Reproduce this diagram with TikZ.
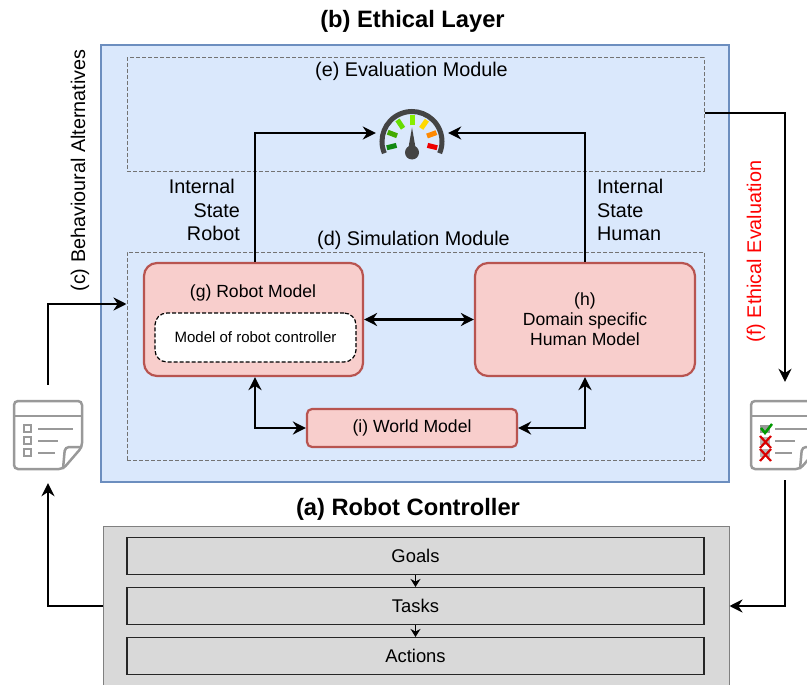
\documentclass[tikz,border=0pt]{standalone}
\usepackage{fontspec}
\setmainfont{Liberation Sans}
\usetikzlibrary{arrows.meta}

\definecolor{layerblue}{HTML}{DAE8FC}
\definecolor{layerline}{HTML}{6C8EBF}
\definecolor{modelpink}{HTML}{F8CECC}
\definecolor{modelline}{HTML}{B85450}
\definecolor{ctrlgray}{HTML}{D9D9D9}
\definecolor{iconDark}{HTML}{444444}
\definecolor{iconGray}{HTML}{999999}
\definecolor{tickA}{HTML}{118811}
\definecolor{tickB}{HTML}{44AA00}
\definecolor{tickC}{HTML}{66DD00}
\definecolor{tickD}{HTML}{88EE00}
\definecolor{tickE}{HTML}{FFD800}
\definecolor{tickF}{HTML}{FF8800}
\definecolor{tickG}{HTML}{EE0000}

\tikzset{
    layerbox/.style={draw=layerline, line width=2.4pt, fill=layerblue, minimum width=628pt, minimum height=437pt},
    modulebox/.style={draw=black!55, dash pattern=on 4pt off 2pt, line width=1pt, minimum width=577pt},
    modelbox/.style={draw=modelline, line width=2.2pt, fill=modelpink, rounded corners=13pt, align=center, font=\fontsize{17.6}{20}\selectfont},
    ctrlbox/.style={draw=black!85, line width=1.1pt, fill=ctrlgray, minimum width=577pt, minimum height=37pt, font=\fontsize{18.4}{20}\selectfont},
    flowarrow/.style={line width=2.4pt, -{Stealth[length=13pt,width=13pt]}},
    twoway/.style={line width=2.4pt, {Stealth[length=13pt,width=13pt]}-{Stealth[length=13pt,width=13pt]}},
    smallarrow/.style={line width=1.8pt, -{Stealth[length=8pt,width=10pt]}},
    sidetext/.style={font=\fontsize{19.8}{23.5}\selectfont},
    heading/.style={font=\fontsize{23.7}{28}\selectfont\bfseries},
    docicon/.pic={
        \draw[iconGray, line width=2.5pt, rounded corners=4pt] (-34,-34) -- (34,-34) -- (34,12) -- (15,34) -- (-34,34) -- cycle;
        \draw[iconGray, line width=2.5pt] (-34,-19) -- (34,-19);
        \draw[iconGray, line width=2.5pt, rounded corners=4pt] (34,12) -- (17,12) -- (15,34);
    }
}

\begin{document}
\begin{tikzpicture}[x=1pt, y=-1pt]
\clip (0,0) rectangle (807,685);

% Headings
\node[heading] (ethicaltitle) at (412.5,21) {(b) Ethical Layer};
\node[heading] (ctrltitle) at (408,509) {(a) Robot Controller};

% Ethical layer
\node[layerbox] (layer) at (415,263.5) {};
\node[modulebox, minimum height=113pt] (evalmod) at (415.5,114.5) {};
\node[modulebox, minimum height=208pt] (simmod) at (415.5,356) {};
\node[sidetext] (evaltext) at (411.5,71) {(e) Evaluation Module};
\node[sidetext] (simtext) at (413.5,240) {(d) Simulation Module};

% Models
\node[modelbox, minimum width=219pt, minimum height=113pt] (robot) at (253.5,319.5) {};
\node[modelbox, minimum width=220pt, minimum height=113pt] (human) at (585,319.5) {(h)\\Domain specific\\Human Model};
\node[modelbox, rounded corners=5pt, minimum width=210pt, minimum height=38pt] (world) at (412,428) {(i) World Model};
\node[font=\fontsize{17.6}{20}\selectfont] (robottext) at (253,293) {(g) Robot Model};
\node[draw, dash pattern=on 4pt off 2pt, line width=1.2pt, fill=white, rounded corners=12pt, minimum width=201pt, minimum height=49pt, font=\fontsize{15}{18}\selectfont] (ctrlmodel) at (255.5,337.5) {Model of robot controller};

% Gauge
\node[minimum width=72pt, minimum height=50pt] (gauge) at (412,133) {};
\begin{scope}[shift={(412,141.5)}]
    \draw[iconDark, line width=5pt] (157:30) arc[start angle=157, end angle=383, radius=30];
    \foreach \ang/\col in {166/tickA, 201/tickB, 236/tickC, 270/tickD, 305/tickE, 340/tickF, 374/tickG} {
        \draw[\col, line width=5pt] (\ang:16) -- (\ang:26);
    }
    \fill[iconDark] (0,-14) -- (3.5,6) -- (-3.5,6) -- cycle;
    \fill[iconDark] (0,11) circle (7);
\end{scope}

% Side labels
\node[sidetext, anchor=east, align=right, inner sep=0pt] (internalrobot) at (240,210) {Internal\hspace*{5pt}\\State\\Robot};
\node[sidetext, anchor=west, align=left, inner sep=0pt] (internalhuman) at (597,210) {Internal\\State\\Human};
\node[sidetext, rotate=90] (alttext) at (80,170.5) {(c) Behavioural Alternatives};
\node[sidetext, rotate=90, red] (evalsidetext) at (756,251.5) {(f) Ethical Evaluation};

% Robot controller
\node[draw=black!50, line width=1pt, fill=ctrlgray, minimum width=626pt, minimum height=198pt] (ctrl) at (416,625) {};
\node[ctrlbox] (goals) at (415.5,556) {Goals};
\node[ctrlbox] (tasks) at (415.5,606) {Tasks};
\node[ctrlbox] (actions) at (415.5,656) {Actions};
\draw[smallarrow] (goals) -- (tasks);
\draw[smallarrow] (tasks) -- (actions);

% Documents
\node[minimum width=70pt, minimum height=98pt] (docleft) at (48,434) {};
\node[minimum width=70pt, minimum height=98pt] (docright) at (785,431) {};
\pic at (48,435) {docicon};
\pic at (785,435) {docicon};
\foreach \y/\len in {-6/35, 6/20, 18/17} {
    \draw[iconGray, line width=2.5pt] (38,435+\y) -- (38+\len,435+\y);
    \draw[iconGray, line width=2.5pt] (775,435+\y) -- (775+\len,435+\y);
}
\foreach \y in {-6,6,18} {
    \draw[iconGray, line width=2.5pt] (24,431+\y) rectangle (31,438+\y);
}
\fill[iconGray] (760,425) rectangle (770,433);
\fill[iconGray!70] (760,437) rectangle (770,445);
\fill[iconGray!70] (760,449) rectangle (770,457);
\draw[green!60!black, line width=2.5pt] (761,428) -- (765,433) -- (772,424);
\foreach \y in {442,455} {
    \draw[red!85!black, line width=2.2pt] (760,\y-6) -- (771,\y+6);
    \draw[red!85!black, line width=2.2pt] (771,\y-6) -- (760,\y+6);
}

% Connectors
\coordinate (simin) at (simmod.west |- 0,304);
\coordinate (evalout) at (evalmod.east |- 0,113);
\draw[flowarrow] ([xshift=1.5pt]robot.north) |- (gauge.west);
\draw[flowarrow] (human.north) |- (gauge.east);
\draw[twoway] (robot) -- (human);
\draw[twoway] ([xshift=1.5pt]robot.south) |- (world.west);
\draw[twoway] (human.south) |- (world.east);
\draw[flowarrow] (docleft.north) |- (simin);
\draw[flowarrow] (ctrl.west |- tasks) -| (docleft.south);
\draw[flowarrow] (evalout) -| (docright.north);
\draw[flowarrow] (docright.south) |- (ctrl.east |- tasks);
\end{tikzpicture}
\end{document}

#### WORK INSTRUCTIONS:
Write the full listing out again with every line unchanged, but include no pictures.

#### TASK RESULT:
Reproduce this diagram with TikZ.
\documentclass[tikz,border=0pt]{standalone}
\usepackage{fontspec}
\setmainfont{Liberation Sans}
\usetikzlibrary{arrows.meta}

\definecolor{layerblue}{HTML}{DAE8FC}
\definecolor{layerline}{HTML}{6C8EBF}
\definecolor{modelpink}{HTML}{F8CECC}
\definecolor{modelline}{HTML}{B85450}
\definecolor{ctrlgray}{HTML}{D9D9D9}
\definecolor{iconDark}{HTML}{444444}
\definecolor{iconGray}{HTML}{999999}
\definecolor{tickA}{HTML}{118811}
\definecolor{tickB}{HTML}{44AA00}
\definecolor{tickC}{HTML}{66DD00}
\definecolor{tickD}{HTML}{88EE00}
\definecolor{tickE}{HTML}{FFD800}
\definecolor{tickF}{HTML}{FF8800}
\definecolor{tickG}{HTML}{EE0000}

\tikzset{
    layerbox/.style={draw=layerline, line width=2.4pt, fill=layerblue, minimum width=628pt, minimum height=437pt},
    modulebox/.style={draw=black!55, dash pattern=on 4pt off 2pt, line width=1pt, minimum width=577pt},
    modelbox/.style={draw=modelline, line width=2.2pt, fill=modelpink, rounded corners=13pt, align=center, font=\fontsize{17.6}{20}\selectfont},
    ctrlbox/.style={draw=black!85, line width=1.1pt, fill=ctrlgray, minimum width=577pt, minimum height=37pt, font=\fontsize{18.4}{20}\selectfont},
    flowarrow/.style={line width=2.4pt, -{Stealth[length=13pt,width=13pt]}},
    twoway/.style={line width=2.4pt, {Stealth[length=13pt,width=13pt]}-{Stealth[length=13pt,width=13pt]}},
    smallarrow/.style={line width=1.8pt, -{Stealth[length=8pt,width=10pt]}},
    sidetext/.style={font=\fontsize{19.8}{23.5}\selectfont},
    heading/.style={font=\fontsize{23.7}{28}\selectfont\bfseries},
    docicon/.pic={
        \draw[iconGray, line width=2.5pt, rounded corners=4pt] (-34,-34) -- (34,-34) -- (34,12) -- (15,34) -- (-34,34) -- cycle;
        \draw[iconGray, line width=2.5pt] (-34,-19) -- (34,-19);
        \draw[iconGray, line width=2.5pt, rounded corners=4pt] (34,12) -- (17,12) -- (15,34);
    }
}

\begin{document}
\begin{tikzpicture}[x=1pt, y=-1pt]
\clip (0,0) rectangle (807,685);

% Headings
\node[heading] (ethicaltitle) at (412.5,21) {(b) Ethical Layer};
\node[heading] (ctrltitle) at (408,509) {(a) Robot Controller};

% Ethical layer
\node[layerbox] (layer) at (415,263.5) {};
\node[modulebox, minimum height=113pt] (evalmod) at (415.5,114.5) {};
\node[modulebox, minimum height=208pt] (simmod) at (415.5,356) {};
\node[sidetext] (evaltext) at (411.5,71) {(e) Evaluation Module};
\node[sidetext] (simtext) at (413.5,240) {(d) Simulation Module};

% Models
\node[modelbox, minimum width=219pt, minimum height=113pt] (robot) at (253.5,319.5) {};
\node[modelbox, minimum width=220pt, minimum height=113pt] (human) at (585,319.5) {(h)\\Domain specific\\Human Model};
\node[modelbox, rounded corners=5pt, minimum width=210pt, minimum height=38pt] (world) at (412,428) {(i) World Model};
\node[font=\fontsize{17.6}{20}\selectfont] (robottext) at (253,293) {(g) Robot Model};
\node[draw, dash pattern=on 4pt off 2pt, line width=1.2pt, fill=white, rounded corners=12pt, minimum width=201pt, minimum height=49pt, font=\fontsize{15}{18}\selectfont] (ctrlmodel) at (255.5,337.5) {Model of robot controller};

% Gauge
\node[minimum width=72pt, minimum height=50pt] (gauge) at (412,133) {};
\begin{scope}[shift={(412,141.5)}]
    \draw[iconDark, line width=5pt] (157:30) arc[start angle=157, end angle=383, radius=30];
    \foreach \ang/\col in {166/tickA, 201/tickB, 236/tickC, 270/tickD, 305/tickE, 340/tickF, 374/tickG} {
        \draw[\col, line width=5pt] (\ang:16) -- (\ang:26);
    }
    \fill[iconDark] (0,-14) -- (3.5,6) -- (-3.5,6) -- cycle;
    \fill[iconDark] (0,11) circle (7);
\end{scope}

% Side labels
\node[sidetext, anchor=east, align=right, inner sep=0pt] (internalrobot) at (240,210) {Internal\hspace*{5pt}\\State\\Robot};
\node[sidetext, anchor=west, align=left, inner sep=0pt] (internalhuman) at (597,210) {Internal\\State\\Human};
\node[sidetext, rotate=90] (alttext) at (80,170.5) {(c) Behavioural Alternatives};
\node[sidetext, rotate=90, red] (evalsidetext) at (756,251.5) {(f) Ethical Evaluation};

% Robot controller
\node[draw=black!50, line width=1pt, fill=ctrlgray, minimum width=626pt, minimum height=198pt] (ctrl) at (416,625) {};
\node[ctrlbox] (goals) at (415.5,556) {Goals};
\node[ctrlbox] (tasks) at (415.5,606) {Tasks};
\node[ctrlbox] (actions) at (415.5,656) {Actions};
\draw[smallarrow] (goals) -- (tasks);
\draw[smallarrow] (tasks) -- (actions);

% Documents
\node[minimum width=70pt, minimum height=98pt] (docleft) at (48,434) {};
\node[minimum width=70pt, minimum height=98pt] (docright) at (785,431) {};
\pic at (48,435) {docicon};
\pic at (785,435) {docicon};
\foreach \y/\len in {-6/35, 6/20, 18/17} {
    \draw[iconGray, line width=2.5pt] (38,435+\y) -- (38+\len,435+\y);
    \draw[iconGray, line width=2.5pt] (775,435+\y) -- (775+\len,435+\y);
}
\foreach \y in {-6,6,18} {
    \draw[iconGray, line width=2.5pt] (24,431+\y) rectangle (31,438+\y);
}
\fill[iconGray] (760,425) rectangle (770,433);
\fill[iconGray!70] (760,437) rectangle (770,445);
\fill[iconGray!70] (760,449) rectangle (770,457);
\draw[green!60!black, line width=2.5pt] (761,428) -- (765,433) -- (772,424);
\foreach \y in {442,455} {
    \draw[red!85!black, line width=2.2pt] (760,\y-6) -- (771,\y+6);
    \draw[red!85!black, line width=2.2pt] (771,\y-6) -- (760,\y+6);
}

% Connectors
\coordinate (simin) at (simmod.west |- 0,304);
\coordinate (evalout) at (evalmod.east |- 0,113);
\draw[flowarrow] ([xshift=1.5pt]robot.north) |- (gauge.west);
\draw[flowarrow] (human.north) |- (gauge.east);
\draw[twoway] (robot) -- (human);
\draw[twoway] ([xshift=1.5pt]robot.south) |- (world.west);
\draw[twoway] (human.south) |- (world.east);
\draw[flowarrow] (docleft.north) |- (simin);
\draw[flowarrow] (ctrl.west |- tasks) -| (docleft.south);
\draw[flowarrow] (evalout) -| (docright.north);
\draw[flowarrow] (docright.south) |- (ctrl.east |- tasks);
\end{tikzpicture}
\end{document}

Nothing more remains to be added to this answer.